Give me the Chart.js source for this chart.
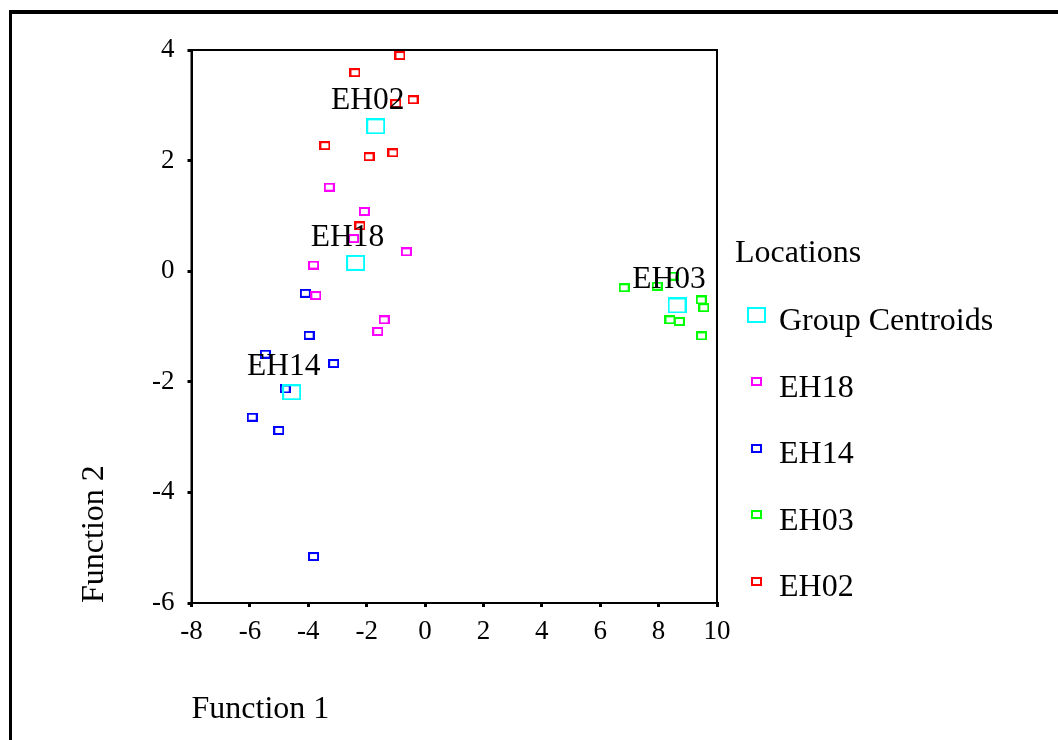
<!DOCTYPE html>
<html>
<head>
<meta charset="utf-8">
<script src="https://cdn.jsdelivr.net/npm/chart.js@4.4.1/dist/chart.umd.min.js"></script>
<style>
  html, body { margin: 0; padding: 0; background: #fff; }
  canvas { display: block; }
</style>
</head>
<body>
<canvas id="myChart" width="1058" height="740"></canvas>
<script>
// groups, in legend order
const groups = ['Group Centroids', 'EH18', 'EH14', 'EH03', 'EH02']
const groupColors = ['#00ffff', '#ff00ff', '#0000ff', '#00ff00', '#ff0000']

// centroids (Function 1, Function 2) for each location
const centroidNames = ['EH18', 'EH14', 'EH03', 'EH02']
const centroidX = [-2.38, -4.57, 8.63, -1.69]
const centroidY = [0.15, -2.19, -0.62, 2.62]

const eh18X = [-3.28, -2.08, -2.45, -0.64, -3.82, -3.74, -1.40, -1.62]
const eh18Y = [1.52, 1.08, 0.59, 0.35, 0.11, -0.44, -0.88, -1.09]

const eh14X = [-4.10, -3.97, -5.47, -3.13, -4.79, -5.92, -5.01, -3.82]
const eh14Y = [-0.40, -1.16, -1.50, -1.67, -2.13, -2.64, -2.88, -5.16]

const eh03X = [6.82, 7.95, 8.50, 9.46, 9.55, 8.39, 8.71, 9.47]
const eh03Y = [-0.30, -0.27, -0.09, -0.52, -0.66, -0.88, -0.91, -1.17]

const eh02X = [-0.86, -2.40, -0.41, -1.00, -3.43, -1.92, -1.10, -2.23]
const eh02Y = [3.90, 3.59, 3.10, 3.03, 2.27, 2.07, 2.14, 0.82]

const xTicks = [-8, -6, -4, -2, 0, 2, 4, 6, 8, 10]
const yTicks = [-6, -4, -2, 0, 2, 4]

const serif = '"Liberation Serif", "Times New Roman", serif'

// hollow rectangle markers
const makeMarker = (w, h, color) => {
    const c = document.createElement('canvas')
    c.width = w
    c.height = h
    const g = c.getContext('2d')
    g.strokeStyle = color
    g.lineWidth = 2
    g.strokeRect(1, 1, w - 2, h - 2)
    return c
}

const toPoints = (xs, ys) => xs.map((x, i) => ({ x: x, y: ys[i] }))

const seriesX = [centroidX, eh18X, eh14X, eh03X, eh02X]
const seriesY = [centroidY, eh18Y, eh14Y, eh03Y, eh02Y]

const datasets = groups.map((name, i) => ({
    label: name,
    data: toPoints(seriesX[i], seriesY[i]),
    pointStyle: i === 0 ? makeMarker(19, 16, groupColors[i]) : makeMarker(11, 9, groupColors[i]),
    showLine: false
}))

// frame, plot box, centroid labels and legend
const decorations = {
    id: 'decorations',
    beforeDraw(chart) {
        const ctx = chart.ctx
        ctx.save()
        ctx.fillStyle = '#fff'
        ctx.fillRect(0, 0, chart.width, chart.height)
        ctx.fillStyle = '#000'
        ctx.fillRect(9, 10, chart.width - 9, 4)
        ctx.fillRect(9, 10, 3, chart.height - 10)
        ctx.restore()
    },
    afterDatasetsDraw(chart) {
        const ctx = chart.ctx
        const a = chart.chartArea
        const xs = chart.scales.x
        const ys = chart.scales.y
        ctx.save()
        ctx.strokeStyle = '#000'
        ctx.lineWidth = 2
        ctx.strokeRect(a.left, a.top, a.right - a.left, a.bottom - a.top)

        ctx.fillStyle = '#000'
        ctx.font = '31.5px ' + serif
        ctx.textAlign = 'center'
        ctx.textBaseline = 'alphabetic'
        centroidNames.forEach((name, i) => {
            const px = xs.getPixelForValue(centroidX[i])
            const py = ys.getPixelForValue(centroidY[i])
            ctx.fillText(name, px - 8, py - 17)
        })

        // legend
        ctx.font = '32px ' + serif
        ctx.textAlign = 'left'
        ctx.fillText('Locations', 735, 262)
        chart.data.datasets.forEach((ds, i) => {
            const base = 330 + i * 66.5
            const img = ds.pointStyle
            ctx.drawImage(img, Math.round(756 - img.width / 2), Math.round(base - 15 - img.height / 2))
            ctx.fillText(ds.label, 779, base)
        })
        ctx.restore()
    }
}

let ctx = document.getElementById('myChart').getContext('2d')
let chart = new Chart(ctx, {
    type: 'scatter',
    data: { datasets: datasets },
    plugins: [decorations],
    options: {
        responsive: false,
        animation: false,
        events: [],
        layout: {
            padding: { left: 0, top: 50, right: 341, bottom: 0 }
        },
        plugins: {
            legend: { display: false },
            tooltip: { enabled: false }
        },
        scales: {
            x: {
                type: 'linear',
                min: -8,
                max: 10,
                afterBuildTicks: scale => { scale.ticks = xTicks.map(v => ({ value: v })) },
                afterFit: scale => { scale.height = 137 },
                border: { color: '#000', width: 2 },
                grid: { drawOnChartArea: false, drawTicks: true, tickLength: 4, color: '#000', lineWidth: 3 },
                ticks: { color: '#000', padding: 9, maxRotation: 0, font: { family: serif, size: 27 } },
                title: {
                    display: true,
                    text: 'Function 1',
                    align: 'start',
                    color: '#000',
                    padding: { top: 0, bottom: 11 },
                    font: { family: serif, size: 32 }
                }
            },
            y: {
                type: 'linear',
                min: -6,
                max: 4,
                afterBuildTicks: scale => { scale.ticks = yTicks.map(v => ({ value: v })) },
                afterFit: scale => { scale.width = 191.5 },
                border: { color: '#000', width: 2 },
                grid: { drawOnChartArea: false, drawTicks: true, tickLength: 4, color: '#000', lineWidth: 3 },
                ticks: { color: '#000', padding: 13, font: { family: serif, size: 27 } },
                title: {
                    display: true,
                    text: 'Function 2',
                    align: 'start',
                    color: '#000',
                    padding: { top: 75, bottom: 0 },
                    font: { family: serif, size: 32 }
                }
            }
        }
    }
})
</script>
</body>
</html>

Directions for this task —
Copy exactly the lines running from the beginning of the listing through the line that has "const centroidY = [0.15, -2.19, -0.62, 2.62]". Drop the pictures.

Final answer —
Give me the Chart.js source for this chart.
<!DOCTYPE html>
<html>
<head>
<meta charset="utf-8">
<script src="https://cdn.jsdelivr.net/npm/chart.js@4.4.1/dist/chart.umd.min.js"></script>
<style>
  html, body { margin: 0; padding: 0; background: #fff; }
  canvas { display: block; }
</style>
</head>
<body>
<canvas id="myChart" width="1058" height="740"></canvas>
<script>
// groups, in legend order
const groups = ['Group Centroids', 'EH18', 'EH14', 'EH03', 'EH02']
const groupColors = ['#00ffff', '#ff00ff', '#0000ff', '#00ff00', '#ff0000']

// centroids (Function 1, Function 2) for each location
const centroidNames = ['EH18', 'EH14', 'EH03', 'EH02']
const centroidX = [-2.38, -4.57, 8.63, -1.69]
const centroidY = [0.15, -2.19, -0.62, 2.62]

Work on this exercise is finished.